The 'big six' are fighting back after a difficult 2024/25

A more pessimistic reading of the situation, for Newcastle and the likes of Bournemouth or Palace, is that over the next couple of months we will see the traditional "big six" begin to pull away.

These six clubs are already positioned inside the top eight places.

Chelsea were clinging on to their Champions League spot last season but appear to be much more assured now, if anything hoping to take part in a battle for the title.

Meanwhile, there is no doubt Man Utd and Tottenham Hotspur have dramatically improved, their strong transfer windows over the summer reasserting their power.

Of course, there is plenty of time for the "big six" to slump and others to usurp them. Villa, for example, were seven points behind Spurs just six games ago but are now only below them on goal difference as Thomas Frank’s side continue to struggle in their home matches, failing to win any since beating Burnley in August.

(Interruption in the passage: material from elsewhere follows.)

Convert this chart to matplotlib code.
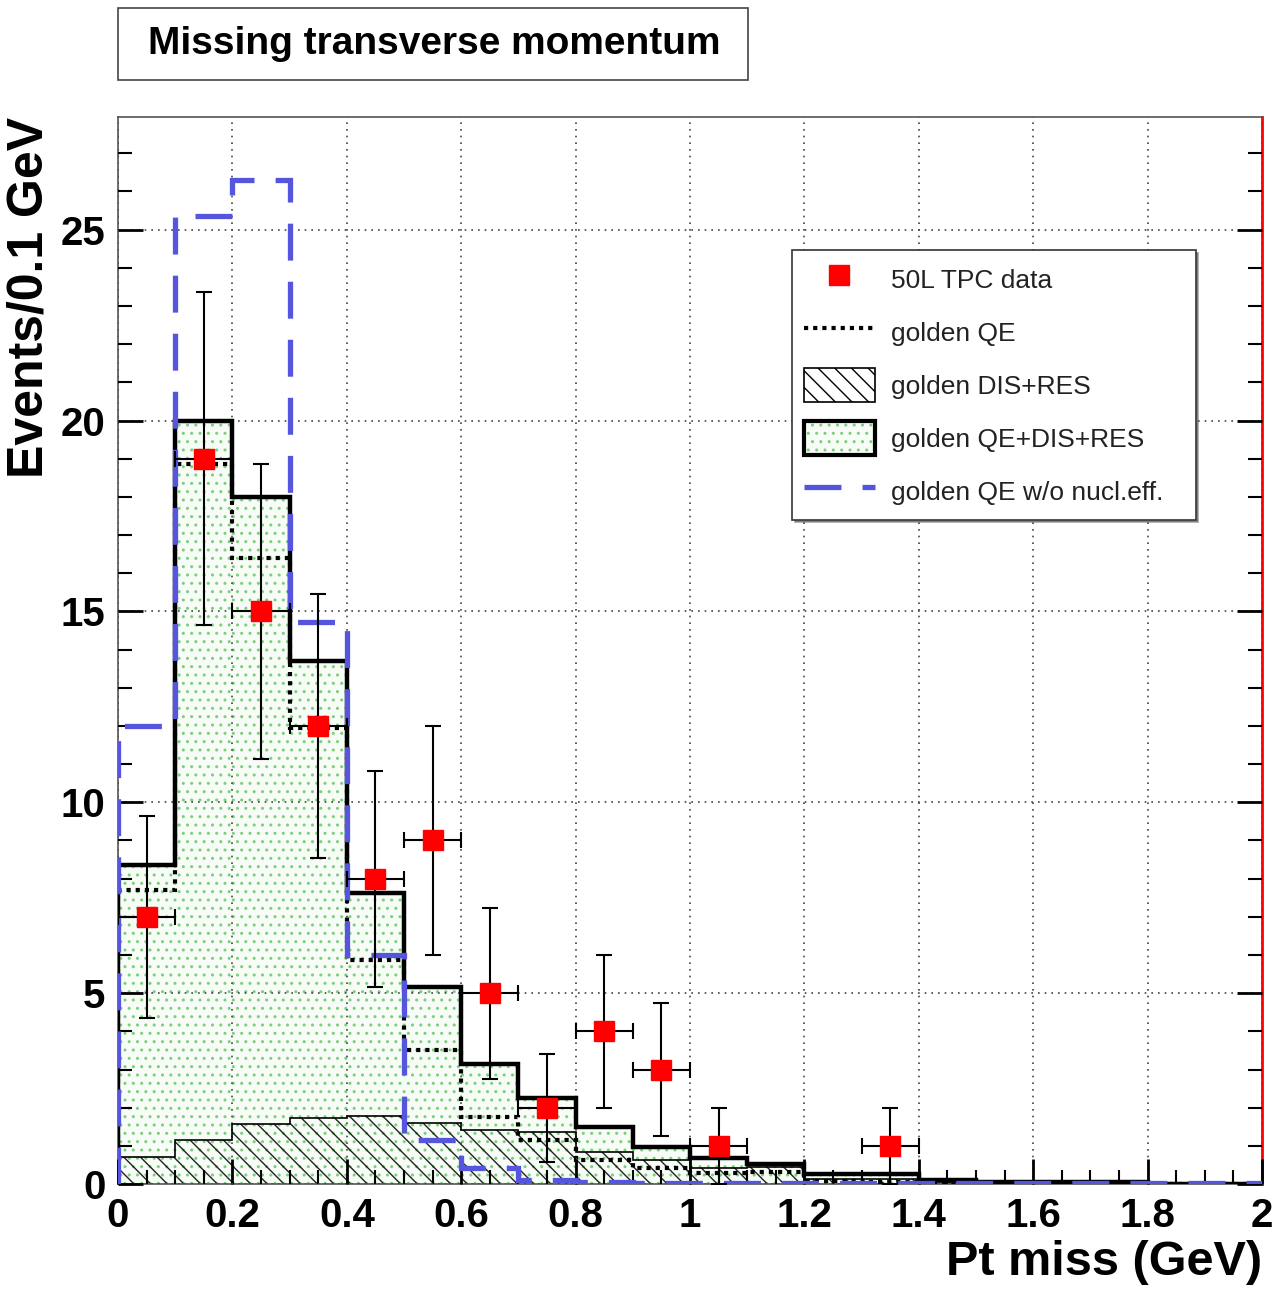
import numpy as np
import matplotlib
matplotlib.use("Agg")
import matplotlib.pyplot as plt
from matplotlib.patches import Rectangle
from matplotlib.lines import Line2D
from matplotlib.legend_handler import HandlerTuple
from matplotlib.ticker import MultipleLocator

plt.rcParams['font.family'] = ['Liberation Sans', 'DejaVu Sans']
plt.rcParams['hatch.linewidth'] = 1.0

# bin edges (GeV)
bin_edges = [0.0, 0.1, 0.2, 0.3, 0.4, 0.5, 0.6, 0.7, 0.8, 0.9, 1.0,
             1.1, 1.2, 1.3, 1.4, 1.5, 1.6, 1.7, 1.8, 1.9, 2.0]

# golden QE+DIS+RES (total)
total = [8.35, 20.0, 18.0, 13.7, 7.63, 5.16, 3.14, 2.25, 1.5, 0.97,
         0.68, 0.52, 0.26, 0.27, 0.1, 0.06, 0.05, 0.05, 0.0, 0.0]
# golden QE
qe = [7.7, 18.85, 16.4, 11.95, 5.87, 3.5, 1.75, 1.15, 0.63, 0.42,
      0.29, 0.31, 0.08, 0.06, 0.04, 0.03, 0.03, 0.02, 0.0, 0.0]
# golden DIS+RES
dis_res = [0.7, 1.15, 1.57, 1.73, 1.78, 1.6, 1.41, 1.36, 0.83, 0.63,
           0.42, 0.45, 0.12, 0.12, 0.05, 0.04, 0.03, 0.03, 0.0, 0.0]
# golden QE w/o nuclear effects
qe_nonuc = [12.0, 25.37, 26.3, 14.73, 6.0, 1.15, 0.42, 0.1, 0.04, 0.03,
            0.03, 0.03, 0.02, 0.02, 0.02, 0.02, 0.02, 0.02, 0.02, 0.02]

# 50L TPC data
data_x = [0.05, 0.15, 0.25, 0.35, 0.45, 0.55, 0.65, 0.75, 0.85, 0.95, 1.05, 1.35]
data_y = [7, 19, 15, 12, 8, 9, 5, 2, 4, 3, 1, 1]
data_err = [2.65, 4.36, 3.87, 3.46, 2.83, 3.0, 2.24, 1.41, 2.0, 1.73, 1.0, 1.0]
data_xerr = 0.05

fig = plt.figure(figsize=(12.76, 12.96), dpi=100)
ax = fig.add_axes([0.0925, 0.0864, 0.8965, 0.8233])

green = '#7ccf7c'
blue = '#5555dd'
fill_bg = '#f7fcf7'

# total: dotted green fill
ax.stairs(total, bin_edges, fill=True, facecolor=fill_bg, edgecolor=green,
          hatch='..', linewidth=0, zorder=1)
# DIS+RES hatched
ax.stairs(dis_res, bin_edges, fill=True, facecolor='none', edgecolor='#222222',
          hatch='\\\\', linewidth=0, zorder=2)
ax.stairs(dis_res, bin_edges, color='black', linewidth=1.2, zorder=3)
# QE dotted
ax.stairs(qe, bin_edges, color='black', linewidth=3, linestyle=(0, (1, 1.2)), zorder=4)
# total outline
ax.stairs(total, bin_edges, color='black', linewidth=3.2, zorder=5)
# QE without nuclear effects
ax.stairs(qe_nonuc, bin_edges, color=blue, linewidth=3.8, linestyle=(0, (7, 4)), zorder=6)

# data
ax.errorbar(data_x, data_y, yerr=data_err, xerr=data_xerr, fmt='none',
            ecolor='black', elinewidth=1.5, capsize=6, capthick=1.5, zorder=7)
ax.plot(data_x, data_y, 's', color='red', markersize=15, zorder=8)

ax.set_xlim(0, 2)
ax.set_ylim(0, 27.95)

ax.xaxis.set_major_locator(MultipleLocator(0.2))
ax.xaxis.set_minor_locator(MultipleLocator(0.05))
ax.yaxis.set_major_locator(MultipleLocator(5))
ax.yaxis.set_minor_locator(MultipleLocator(1))
ax.set_xticks([0, 0.2, 0.4, 0.6, 0.8, 1.0, 1.2, 1.4, 1.6, 1.8, 2.0])
ax.set_xticklabels(['0', '0.2', '0.4', '0.6', '0.8', '1', '1.2', '1.4', '1.6', '1.8', '2'])
ax.tick_params(axis='both', which='both', direction='in', right=True, top=False)
ax.tick_params(axis='both', which='major', length=18, width=2, labelsize=29, pad=9)
ax.tick_params(axis='both', which='minor', length=10, width=1.5)
for lab in ax.get_xticklabels() + ax.get_yticklabels():
    lab.set_fontweight('bold')

ax.grid(True, which='major', color='#444444', linestyle=(0, (1, 3)), linewidth=1.2)
ax.set_axisbelow(False)

for s in ax.spines.values():
    s.set_linewidth(1.2)
    s.set_color('#555555')
ax.spines['right'].set_color('red')
ax.spines['right'].set_linewidth(2)

ax.set_ylabel('Events/0.1 GeV', fontsize=36, fontweight='bold', loc='top', labelpad=6)
ax.set_xlabel('Pt miss (GeV)', fontsize=35, fontweight='bold', loc='right', labelpad=4)

# legend
total_handle = (Rectangle((0, 0), 1, 1, facecolor=fill_bg, edgecolor=green, hatch='..', linewidth=0),
                Rectangle((0, 0), 1, 1, facecolor='none', edgecolor='black', linewidth=3))
handles = [
    Line2D([], [], marker='s', color='red', linestyle='none', markersize=15),
    Line2D([], [], color='black', linewidth=3, linestyle=(0, (1, 1.2))),
    Rectangle((0, 0), 1, 1, facecolor='white', edgecolor='black', hatch='\\\\', linewidth=1.2),
    total_handle,
    Line2D([], [], color=blue, linewidth=3.8, linestyle=(0, (7, 4))),
]
labels = ['50L TPC data', 'golden QE', 'golden DIS+RES', 'golden QE+DIS+RES',
          'golden QE w/o nucl.eff.']
leg = ax.legend(handles, labels, loc='upper left', bbox_to_anchor=(0.589, 0.875, 0.353, 0),
                mode='expand', borderaxespad=0, fontsize=19, frameon=True, fancybox=False,
                shadow=True, handlelength=2.7, handleheight=1.6, labelspacing=0.72,
                borderpad=0.45, handletextpad=0.6,
                handler_map={tuple: HandlerTuple(ndivide=1, pad=0)})
leg.get_frame().set_edgecolor('#333333')
leg.get_frame().set_linewidth(1.2)
leg.set_zorder(20)
for t in leg.get_texts():
    t.set_color('#222222')

# title box
fig.patches.append(Rectangle((0.0925, 0.9383), 0.4937, 0.0555, transform=fig.transFigure,
                             facecolor='white', edgecolor='#444444', linewidth=1.2))
fig.text(0.116, 0.966, 'Missing transverse momentum', fontsize=28, fontweight='bold',
         ha='left', va='center')

fig.savefig('out.png', dpi=100)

Haaland can break every record going, including his own single-season goals tally

Erling Haaland’s incredible start to the season isn’t even his best ever. He scored 17 goals in his first 11 Premier League matches in his debut campaign of 2022/23, making this season's 14 goals only his second-best return at this stage of the competition.

Still, there was an inevitable slowdown in that debut season as opponents began to work him out. This time, Haaland looks fitter and sharper than ever before.

He is currently on track to score 58 Premier League goals, obliterating his own record of 36 set in 2022/23.

If he only plays in 33 games, in line with his average for a season in a Man City shirt, then Haaland will still – at current pace - break his record, ending with 51 goals.

In all competitions, Haaland currently has 19 goals in 15 games. This puts Lionel Messi’s record of 73 goals for Barcelona in 2011/12 in his sights.

If Haaland can reach those record numbers, it would seem highly likely that Man City will emerge as Premier League champions.